Stated exercise => Set the lines down again exactly, first line through the line that contains "bd_M = [1.8, 18.9, 22.6, 28.3, 49.7]", with no pictures.

################

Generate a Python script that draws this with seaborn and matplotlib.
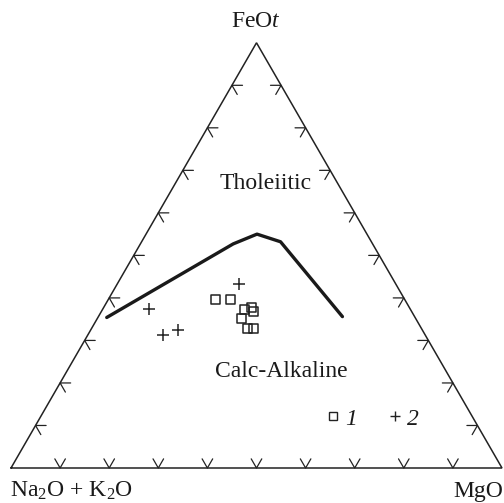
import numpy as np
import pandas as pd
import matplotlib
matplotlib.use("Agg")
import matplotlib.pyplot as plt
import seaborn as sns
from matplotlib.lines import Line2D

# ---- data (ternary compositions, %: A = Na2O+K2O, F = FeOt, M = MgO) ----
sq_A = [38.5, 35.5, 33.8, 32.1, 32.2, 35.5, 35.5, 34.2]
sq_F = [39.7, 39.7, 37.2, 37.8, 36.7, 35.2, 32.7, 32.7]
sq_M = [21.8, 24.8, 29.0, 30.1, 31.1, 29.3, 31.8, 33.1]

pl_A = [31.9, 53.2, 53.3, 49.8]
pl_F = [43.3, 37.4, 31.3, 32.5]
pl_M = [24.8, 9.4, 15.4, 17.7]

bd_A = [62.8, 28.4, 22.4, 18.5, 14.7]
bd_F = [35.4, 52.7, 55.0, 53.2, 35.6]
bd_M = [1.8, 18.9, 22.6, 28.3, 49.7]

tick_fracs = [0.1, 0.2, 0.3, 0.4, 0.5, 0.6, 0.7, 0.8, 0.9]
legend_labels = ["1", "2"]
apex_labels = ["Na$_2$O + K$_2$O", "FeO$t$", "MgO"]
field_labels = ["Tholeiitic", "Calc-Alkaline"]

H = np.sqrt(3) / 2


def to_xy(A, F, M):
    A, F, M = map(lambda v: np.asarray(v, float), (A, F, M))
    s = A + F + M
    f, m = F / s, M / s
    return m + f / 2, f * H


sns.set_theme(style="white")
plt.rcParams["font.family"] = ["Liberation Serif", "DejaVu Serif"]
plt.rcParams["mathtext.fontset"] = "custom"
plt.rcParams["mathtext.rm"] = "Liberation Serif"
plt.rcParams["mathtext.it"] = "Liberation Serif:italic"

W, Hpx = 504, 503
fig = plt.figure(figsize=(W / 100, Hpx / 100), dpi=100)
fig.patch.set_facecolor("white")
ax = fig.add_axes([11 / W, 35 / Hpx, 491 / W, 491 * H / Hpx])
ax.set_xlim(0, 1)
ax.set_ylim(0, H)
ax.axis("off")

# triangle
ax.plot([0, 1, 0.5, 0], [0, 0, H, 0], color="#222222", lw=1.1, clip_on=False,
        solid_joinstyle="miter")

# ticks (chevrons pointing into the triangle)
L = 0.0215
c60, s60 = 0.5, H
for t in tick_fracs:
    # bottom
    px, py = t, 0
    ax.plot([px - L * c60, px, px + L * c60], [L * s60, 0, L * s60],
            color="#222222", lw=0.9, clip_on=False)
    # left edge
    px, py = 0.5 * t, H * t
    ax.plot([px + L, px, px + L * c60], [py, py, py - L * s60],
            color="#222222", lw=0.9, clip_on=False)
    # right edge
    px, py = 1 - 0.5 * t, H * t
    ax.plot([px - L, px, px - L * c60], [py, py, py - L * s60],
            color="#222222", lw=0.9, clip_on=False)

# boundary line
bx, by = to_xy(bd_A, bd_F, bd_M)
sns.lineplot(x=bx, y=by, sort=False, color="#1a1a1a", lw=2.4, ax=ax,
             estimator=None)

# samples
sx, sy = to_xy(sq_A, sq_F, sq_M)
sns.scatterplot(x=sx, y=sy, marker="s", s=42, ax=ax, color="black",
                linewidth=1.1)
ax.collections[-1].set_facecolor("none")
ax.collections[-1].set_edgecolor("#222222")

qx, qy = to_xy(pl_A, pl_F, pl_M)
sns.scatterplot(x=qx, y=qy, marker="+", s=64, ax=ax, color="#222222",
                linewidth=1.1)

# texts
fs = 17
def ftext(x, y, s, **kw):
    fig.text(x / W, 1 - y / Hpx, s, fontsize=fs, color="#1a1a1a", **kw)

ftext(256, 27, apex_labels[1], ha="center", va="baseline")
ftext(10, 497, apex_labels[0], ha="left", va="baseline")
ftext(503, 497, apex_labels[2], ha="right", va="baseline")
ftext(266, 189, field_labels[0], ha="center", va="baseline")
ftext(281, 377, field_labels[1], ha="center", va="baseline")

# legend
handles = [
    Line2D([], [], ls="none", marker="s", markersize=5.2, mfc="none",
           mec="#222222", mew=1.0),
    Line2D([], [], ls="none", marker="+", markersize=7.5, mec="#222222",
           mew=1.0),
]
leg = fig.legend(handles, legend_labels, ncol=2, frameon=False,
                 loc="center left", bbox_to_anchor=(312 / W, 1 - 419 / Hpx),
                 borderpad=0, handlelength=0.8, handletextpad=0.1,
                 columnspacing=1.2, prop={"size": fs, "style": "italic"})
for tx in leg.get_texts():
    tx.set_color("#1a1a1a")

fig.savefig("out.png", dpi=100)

################

Solution to the problem =>
Generate a Python script that draws this with seaborn and matplotlib.
import numpy as np
import pandas as pd
import matplotlib
matplotlib.use("Agg")
import matplotlib.pyplot as plt
import seaborn as sns
from matplotlib.lines import Line2D

# ---- data (ternary compositions, %: A = Na2O+K2O, F = FeOt, M = MgO) ----
sq_A = [38.5, 35.5, 33.8, 32.1, 32.2, 35.5, 35.5, 34.2]
sq_F = [39.7, 39.7, 37.2, 37.8, 36.7, 35.2, 32.7, 32.7]
sq_M = [21.8, 24.8, 29.0, 30.1, 31.1, 29.3, 31.8, 33.1]

pl_A = [31.9, 53.2, 53.3, 49.8]
pl_F = [43.3, 37.4, 31.3, 32.5]
pl_M = [24.8, 9.4, 15.4, 17.7]

bd_A = [62.8, 28.4, 22.4, 18.5, 14.7]
bd_F = [35.4, 52.7, 55.0, 53.2, 35.6]
bd_M = [1.8, 18.9, 22.6, 28.3, 49.7]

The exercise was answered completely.